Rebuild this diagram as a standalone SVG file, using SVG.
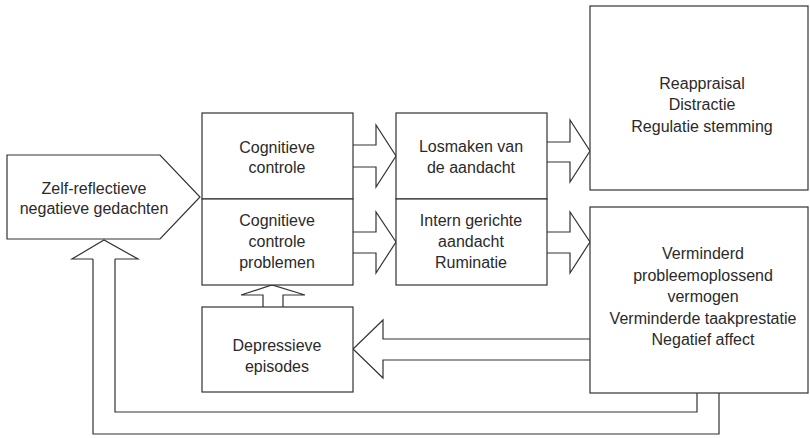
<svg xmlns="http://www.w3.org/2000/svg" width="810" height="438" viewBox="0 0 810 438">
<style>
.box{fill:#fff;stroke:#333;stroke-width:1.2}
.arr{fill:#fff;stroke:#333;stroke-width:1.2;stroke-linejoin:miter}
.ln{fill:none;stroke:#333;stroke-width:1.2}
text{font-family:"Liberation Sans",Arial,sans-serif;font-size:16px;fill:#2a2a2a;text-anchor:middle}
</style>
<rect width="810" height="438" fill="#fff"/>
<g id="connectors">
<path class="ln" d="M697,393 V412 H115 V259"/>
<path class="ln" d="M719,393 V434 H93 V259"/>
<path class="arr" d="M93,259 H72 L104,240 L138,259 H115"/>
<path class="arr" d="M263,307 V295 H241 L272,285 L305,295 H283 V307"/>
<path class="arr" d="M590,339 H383 V320 L353,349 L383,378 V360 H590"/>
<path class="arr" d="M353,145 H376 V125 L396,156 L376,187 V167 H353"/>
<path class="arr" d="M353,232 H376 V212 L396,242 L376,273 V253 H353"/>
<path class="arr" d="M547,142 H570 V120 L590,151 L570,182 V162 H547"/>
<path class="arr" d="M547,232 H570 V212 L590,242 L570,273 V253 H547"/>
</g>
<g id="zelf">
<path class="box" d="M7,155 H160 L200,197 L160,239 H7 Z"/>
<text x="94" y="194">Zelf-reflectieve</text>
<text x="94" y="214">negatieve gedachten</text>
</g>
<g id="cogctrl">
<rect class="box" x="202" y="113" width="151" height="86"/>
<text x="277" y="153">Cognitieve</text>
<text x="277" y="173">controle</text>
</g>
<g id="cogprob">
<rect class="box" x="202" y="199" width="151" height="86"/>
<text x="277" y="226">Cognitieve</text>
<text x="277" y="247">controle</text>
<text x="277" y="268">problemen</text>
</g>
<g id="losmaken">
<rect class="box" x="396" y="113" width="151" height="86"/>
<text x="471" y="152">Losmaken van</text>
<text x="471" y="173">de aandacht</text>
</g>
<g id="intern">
<rect class="box" x="396" y="199" width="151" height="86"/>
<text x="471" y="226">Intern gerichte</text>
<text x="471" y="247">aandacht</text>
<text x="471" y="268">Ruminatie</text>
</g>
<g id="depressieve">
<rect class="box" x="202" y="307" width="151" height="85"/>
<text x="277" y="351">Depressieve</text>
<text x="277" y="372">episodes</text>
</g>
<g id="reappraisal">
<rect class="box" x="590" y="6" width="218" height="184"/>
<text x="702" y="89">Reappraisal</text>
<text x="702" y="110">Distractie</text>
<text x="702" y="132">Regulatie stemming</text>
</g>
<g id="verminderd">
<rect class="box" x="590" y="207" width="218" height="186"/>
<text x="703" y="259">Verminderd</text>
<text x="703" y="281">probleemoplossend</text>
<text x="703" y="302">vermogen</text>
<text x="703" y="324">Verminderde taakprestatie</text>
<text x="703" y="345">Negatief affect</text>
</g>
</svg>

#####

Print the complete listing exactly as it stands, without its pictures.

Rebuild this diagram as a standalone SVG file, using SVG.
<svg xmlns="http://www.w3.org/2000/svg" width="810" height="438" viewBox="0 0 810 438">
<style>
.box{fill:#fff;stroke:#333;stroke-width:1.2}
.arr{fill:#fff;stroke:#333;stroke-width:1.2;stroke-linejoin:miter}
.ln{fill:none;stroke:#333;stroke-width:1.2}
text{font-family:"Liberation Sans",Arial,sans-serif;font-size:16px;fill:#2a2a2a;text-anchor:middle}
</style>
<rect width="810" height="438" fill="#fff"/>
<g id="connectors">
<path class="ln" d="M697,393 V412 H115 V259"/>
<path class="ln" d="M719,393 V434 H93 V259"/>
<path class="arr" d="M93,259 H72 L104,240 L138,259 H115"/>
<path class="arr" d="M263,307 V295 H241 L272,285 L305,295 H283 V307"/>
<path class="arr" d="M590,339 H383 V320 L353,349 L383,378 V360 H590"/>
<path class="arr" d="M353,145 H376 V125 L396,156 L376,187 V167 H353"/>
<path class="arr" d="M353,232 H376 V212 L396,242 L376,273 V253 H353"/>
<path class="arr" d="M547,142 H570 V120 L590,151 L570,182 V162 H547"/>
<path class="arr" d="M547,232 H570 V212 L590,242 L570,273 V253 H547"/>
</g>
<g id="zelf">
<path class="box" d="M7,155 H160 L200,197 L160,239 H7 Z"/>
<text x="94" y="194">Zelf-reflectieve</text>
<text x="94" y="214">negatieve gedachten</text>
</g>
<g id="cogctrl">
<rect class="box" x="202" y="113" width="151" height="86"/>
<text x="277" y="153">Cognitieve</text>
<text x="277" y="173">controle</text>
</g>
<g id="cogprob">
<rect class="box" x="202" y="199" width="151" height="86"/>
<text x="277" y="226">Cognitieve</text>
<text x="277" y="247">controle</text>
<text x="277" y="268">problemen</text>
</g>
<g id="losmaken">
<rect class="box" x="396" y="113" width="151" height="86"/>
<text x="471" y="152">Losmaken van</text>
<text x="471" y="173">de aandacht</text>
</g>
<g id="intern">
<rect class="box" x="396" y="199" width="151" height="86"/>
<text x="471" y="226">Intern gerichte</text>
<text x="471" y="247">aandacht</text>
<text x="471" y="268">Ruminatie</text>
</g>
<g id="depressieve">
<rect class="box" x="202" y="307" width="151" height="85"/>
<text x="277" y="351">Depressieve</text>
<text x="277" y="372">episodes</text>
</g>
<g id="reappraisal">
<rect class="box" x="590" y="6" width="218" height="184"/>
<text x="702" y="89">Reappraisal</text>
<text x="702" y="110">Distractie</text>
<text x="702" y="132">Regulatie stemming</text>
</g>
<g id="verminderd">
<rect class="box" x="590" y="207" width="218" height="186"/>
<text x="703" y="259">Verminderd</text>
<text x="703" y="281">probleemoplossend</text>
<text x="703" y="302">vermogen</text>
<text x="703" y="324">Verminderde taakprestatie</text>
<text x="703" y="345">Negatief affect</text>
</g>
</svg>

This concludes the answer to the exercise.